Spencer Organ has been experimenting with a PiTFT touch screen and programming a user interface with PyGame. He’s now documented the process he went through to create an Internet radio player and shared his code. You can read more about it and download the code here. You can see it in action below:
The first Raspberry Pi computer room in Togo
Dominique Laloux and his team, together with some great funding from various sources, have created what the Raspberry Pi Foundation believes to be the first Raspberry Pi computer room in Togo. For more on this great story, head over to the Foundation’s blog.
Southend-on-Sea Raspberry Jam
On Saturday, I attended the Southend Raspberry Jam. It was great fun and it was nice to meet new people as well as bump into some familiar faces. The guys at Southend-on-Sea Linux User Group did a great job of organising all the talks and the central room where there was lots of show-and-tell. Nice to see a good amount of youngsters getting stuck in with Minecraft and especially Sonic Pi v2.
I attended a few of the talks, some of which were Pi-related, some of which were more to do with microcontrollers, and then embarked on some show-and-tell of my own. This was my table:
You can see lots of things here – my Picorder is in the middle (I really ought to do a proper case for it now it’s finished!), Zach Igielman’s PiPiano board (it’s the one with all the red buttons – coming soon to Kickstarter), a few RasPiO boards and, of course, Ryan Walmsley’s TurtlTeck (which is a standalone robotics product currently running on Kickstarter).
I think my Project of the Jam was Peter Onion‘s huge LED matrix display. 4 LED matrices all connected together (and to the Pi) and at one stage running an implementation of Conway’s Game of Life, written in C. (Wish I’d got a video! I couldn’t stop watching it!).
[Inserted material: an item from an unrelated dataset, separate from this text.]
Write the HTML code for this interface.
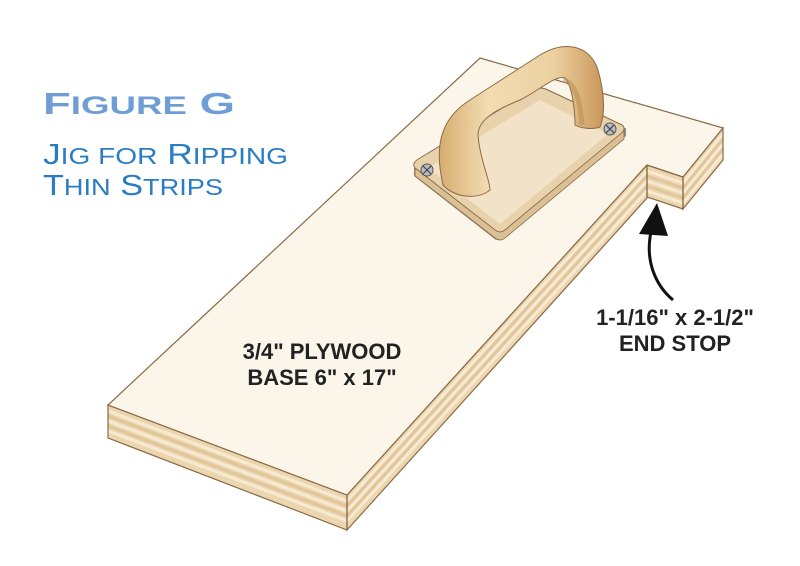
<!DOCTYPE html>
<html><head><style>
html,body{margin:0;padding:0;background:#fff;}
svg{display:block;}
</style></head><body>
<svg width="800" height="566" viewBox="0 0 800 566" xmlns="http://www.w3.org/2000/svg">
<defs>
<linearGradient id="handle" x1="0" y1="0" x2="1" y2="0">
<stop offset="0" stop-color="#d6ad70"/><stop offset="0.3" stop-color="#f3dcb2"/><stop offset="0.7" stop-color="#ecd0a0"/><stop offset="1" stop-color="#c8975a"/></linearGradient>
</defs>
<!-- side faces -->
<g stroke-width="3" fill="none">
<polygon points="108,405 347,495 347,530 108,438" fill="#ecd6b0" stroke="none"/>
<polyline points="108,411 347,501" stroke="#f7ead3"/>
<polyline points="108,416 347,506" stroke="#e2c69b"/>
<polyline points="108,421 347,511" stroke="#f7ead3"/>
<polyline points="108,426 347,516" stroke="#e2c69b"/>
<polyline points="108,431 347,521" stroke="#f7ead3"/>
<polygon points="347,495 647,165 647,198 347,530" fill="#ecd6b0" stroke="none"/>
<polyline points="347,501 647,171" stroke="#f7ead3"/>
<polyline points="347,506 647,176" stroke="#e2c69b"/>
<polyline points="347,511 647,181" stroke="#f7ead3"/>
<polyline points="347,516 647,186" stroke="#e2c69b"/>
<polyline points="347,521 647,191" stroke="#f7ead3"/>
<polygon points="647,165 683,177 683,209 647,197" fill="#ecd6b0" stroke="none"/>
<polyline points="647,171 683,183" stroke="#f7ead3"/>
<polyline points="647,176 683,188" stroke="#e2c69b"/>
<polyline points="647,181 683,193" stroke="#f7ead3"/>
<polyline points="647,186 683,198" stroke="#e2c69b"/>
<polyline points="647,191 683,203" stroke="#f7ead3"/>
<polygon points="683,177 723,128 723,160 683,209" fill="#ecd6b0" stroke="none"/>
<polyline points="683,183 723,134" stroke="#f7ead3"/>
<polyline points="683,188 723,139" stroke="#e2c69b"/>
<polyline points="683,193 723,144" stroke="#f7ead3"/>
<polyline points="683,198 723,149" stroke="#e2c69b"/>
<polyline points="683,203 723,154" stroke="#f7ead3"/>
</g>
<g fill="none" stroke="#8a6a45" stroke-width="1.2">
<polygon points="108,405 347,495 347,530 108,438"/>
<polygon points="347,495 647,165 647,198 347,530"/>
<polygon points="647,165 683,177 683,209 647,197"/>
<polygon points="683,177 723,128 723,160 683,209"/>
</g>
<!-- top face -->
<polygon points="480,58 723,128 683,177 647,165 347,495 108,405" fill="#fbf5ea" stroke="#8a6a45" stroke-width="1.2"/>
<!-- handle plate -->
<path d="M414,176 L496,240 L626,136 L626,128 L414,168 Z" fill="#8c8c8c"/>
<path d="M415,168 L495,230 Q500,234 505,230 L622,133 Q627,127 620,124 L548,90 Q540,86 532,90 L420,158 Q411,163 415,168 Z" fill="#e8d2ac" stroke="#8a6a45" stroke-width="1"/>
<path d="M415,168 L415,176 L495,238 Q500,242 505,238 L624,139 L624,131 L505,230 Q500,234 495,230 Z" fill="#dcc095" stroke="#8a6a45" stroke-width="0.8"/>
<path d="M428,168 L500,224 L608,134 L540,100 Z" fill="#f2e3c8"/>
<!-- screws -->
<circle cx="427" cy="170" r="6" fill="#b8bcc4" stroke="#555" stroke-width="1"/>
<path d="M423,166 L431,174 M431,166 L423,174" stroke="#444" stroke-width="1.2"/>
<circle cx="610" cy="129" r="6" fill="#b8bcc4" stroke="#555" stroke-width="1"/>
<path d="M606,125 L614,133 M614,125 L606,133" stroke="#444" stroke-width="1.2"/>
<!-- handle -->
<path d="M443,185 C435,150 438,120 470,100 L540,55 C565,40 590,45 598,70 C605,95 605,115 600,127 C592,130 580,128 575,125 C575,110 572,85 565,78 C555,75 540,90 520,100 C495,110 478,120 478,135 C480,160 490,180 490,190 C478,200 455,198 443,185 Z" fill="url(#handle)" stroke="#8a6a45" stroke-width="1"/>
<path d="M563,80 C575,82 580,100 582,125" fill="none" stroke="#b8884c" stroke-width="5" opacity="0.5"/>
<!-- arrow -->
<path d="M673,300 C655,285 645,260 651,232" fill="none" stroke="#111" stroke-width="3"/>
<polygon points="657,203 668,236 639,234" fill="#111"/>
<!-- text -->
<g font-family="Liberation Sans, sans-serif" fill="#6f9ed6" font-weight="bold">
<text x="43" y="114" font-size="31" textLength="192" lengthAdjust="spacingAndGlyphs">F<tspan font-size="25">IGURE</tspan> G</text>
</g>
<g font-family="Liberation Sans, sans-serif" fill="#2a7cc4">
<text x="43" y="164" font-size="29" textLength="245" lengthAdjust="spacingAndGlyphs">J<tspan font-size="23">IG FOR</tspan> R<tspan font-size="23">IPPING</tspan></text>
<text x="43" y="195" font-size="29" textLength="180" lengthAdjust="spacingAndGlyphs">T<tspan font-size="23">HIN</tspan> S<tspan font-size="23">TRIPS</tspan></text>
</g>
<g font-family="Liberation Sans, sans-serif" font-weight="bold" fill="#222" font-size="22" text-anchor="middle">
<text x="322" y="359">3/4" PLYWOOD</text>
<text x="322" y="385">BASE 6" x 17"</text>
<text x="675" y="325">1-1/16" x 2-1/2"</text>
<text x="675" y="351">END STOP</text>
</g>
</svg>
</body></html>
Photo courtesy of The Average Man
For a pictorial guide to the Southend Jam, check out the Average Man’s blog post about the event.
Raspberry Pi’s Ben Nuttall’s road trip continues
Ben is currently working his way across the US stopping off at schools and hackspaces as he goes. One of his most recent stops was at St John Vianney High School. You can see him talking to a classroom of schoolkids below:
Raspberry Pi supercomputer tutorials
Oak Ridge National Laboratory has developed a 9-node supercomputer with Raspberry Pis, and have documented their efforts in a series of repositories on GitHub. Read a bit more on the Popular Science website here and take a look a GitHub here.
Technology & Innovation Awards honours Raspberry Pi author
Teach Secondary have announced their Technology & Innovation Awards. “The brand new awards are specifically focused on technology and innovation in the classroom and recognise products and resources as well as teachers, authors and bloggers”. Amongst the winners was Carrie Anne Philbin, who was awarded Best Author for her book Adventures in Raspberry Pi. Congratulations Carrie Anne!